For reasons that I just cannot explain I just love shopping at Costco! I don’t know if it’s the aisles and aisles of well stocked borderline gourmet stuff, or if it is the free samples they let me graze on while I shop. Or maybe it’s the fancy electronics that always seem oh, so within reach. But, overall, I really enjoy the experience. And no matter how good my intentions are before I start my shopping trip, when I walk out of the store I almost always have stuff costing at least $100 in my cart! So, I reckon if I limit my Costco sojourns to once every four to six weeks, I should do fine. Well, after last weekend’s trip, I decided to do a list to see if Costo was really saving me any money. Surprisingly (and a little disappointingly), I don’t think shopping at Costco is really saving me any money at all. I may get more stuff for my money compared to regular grocery stores (where I hate shopping, for the record), but when I consider the actual amount of money I spend, I probably spend more rather than less, when I shop at Costco. Here is my analysis –
If you are a small family, you are limited in what you can really buy at Costco.

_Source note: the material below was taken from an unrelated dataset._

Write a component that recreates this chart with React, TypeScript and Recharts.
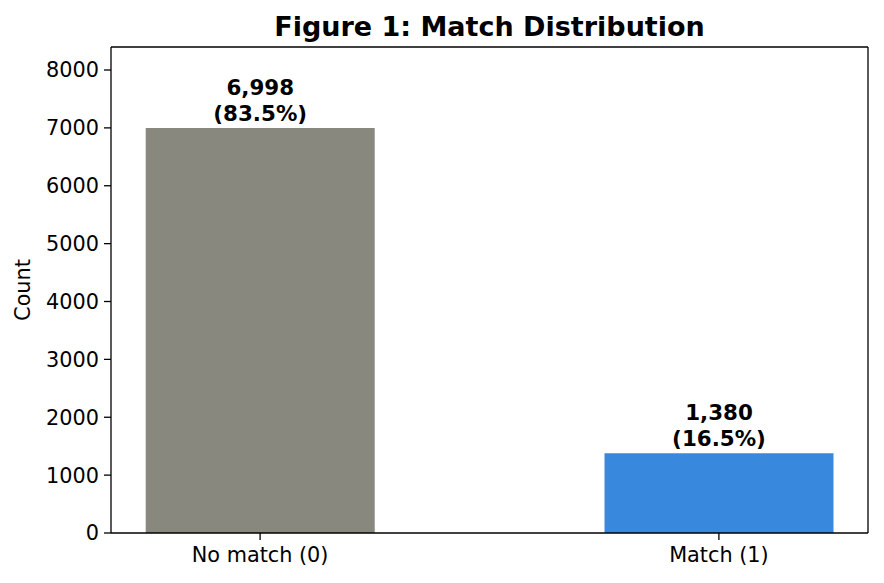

Costco is a wholesale store. We are a family of two. For small families like us, practically speaking, it makes no sense to buy any perishable goods. What will I do with a 2lb bag of garlic or 10lb bag of apples? On the other hand, it’s a great place to buy non-perishable stuff in bulk. For example, my Costco shopping list usually consists of some of these items – soaps, body wash, body lotion, detergents, kitchen towels, toilet paper, frozen food, cereal, milk, multivitamins etc. I know I save a lot of money on these items. But the question is, does the quantity that I buy save me enough money to justify the membership fees?
Impulse buys at Costco cost way more than impulse buys at a regular grocery store.
Since it is a wholesale store, if you make an impulse buy, it’s usually in much bigger quantity than at a regular grocery store. That means that it costs more too. For instance, on my last shopping trip, I picked up a bag of pecans. On my way to the checkout line, no less. In a regular grocery store, this discretion would have probably cost me $5. But at Costco, it costs me $10. And when I brought it home, I realized that the quality is not all that great 🙁 So now, I am stuck with a big bag of pecans, I didn’t particularly like 🙁
Wrong product/brand/choice cost is much higher too.
Which brings us to the next point, at Costco, mistakes are expensive. Not just on impulse buys, but for items on your regular shopping list as well. And making mistakes, especially with the choice of a brand is relatively easy at Costco, since they stock only a limited type of brands. For instance, during one of my earlier trips to Costco, we wanted to pick up some cereal. I don’t remember if they were out of the particular cereal we were looking for or if we just felt very experimental, but we picked up the strawberry-yogurt cereal instead. I mean its strawberry and yogurt, so what’s not to like about it. Turns out, it’s a nice cereal, but I just don’t like eating it the first thing in the morning. Again, I am stuck with huge double box of cereal, and a nasty choice, eat it or waste it?
Some deals are not as good as they seem to be.
Finally, some deals at Costco are just not as good as they seem to be. Take for example, the gas price. Gas price at Costco is consistently 5 cents less per gallon, than the local gas stations in my area. If my gas tank is completely empty, it can take about 12 gallons, which works out to savings of 60 cents per tank. More often than not, I fill up much before my gas tank is completely empty. So my average gas purchase is around 10 gallons. That makes my savings 50 cents, per fill up. But, the closest Costco from my home is about 25 miles round trip. That’s a gallon of gas right there. With the current gas prices, it’s easy to see that I spend much more on gas to get to Costco and back, than I save on gas. Of course, I don’t go to Costco to just buy gas, but you get the idea, right? Usually, the number of Costco stores is a lot fewer than regular grocery stores. So, more often than not, a Costco trip involves at least a short commute. Add the gas price to the membership fees, and you’ve got to wonder, are you saving enough to justify shopping at Costco?
So, overall, here’s my conclusion. Unless you are extremely disciplined, you will likely end up buying at least a few items that you were not planning on buying anyway, and they cost you more at Costco than regular grocery stores. So, while you might get more stuff for the same amount of money by shopping at Costco, some of that stuff may not be what you actually need and so, Costco isn’t a very frugal place to shop at! For small families, the cost of membership could possibly well exceed the amount saved. So, if anything, for small families, Costco can be definitively anti-frugal!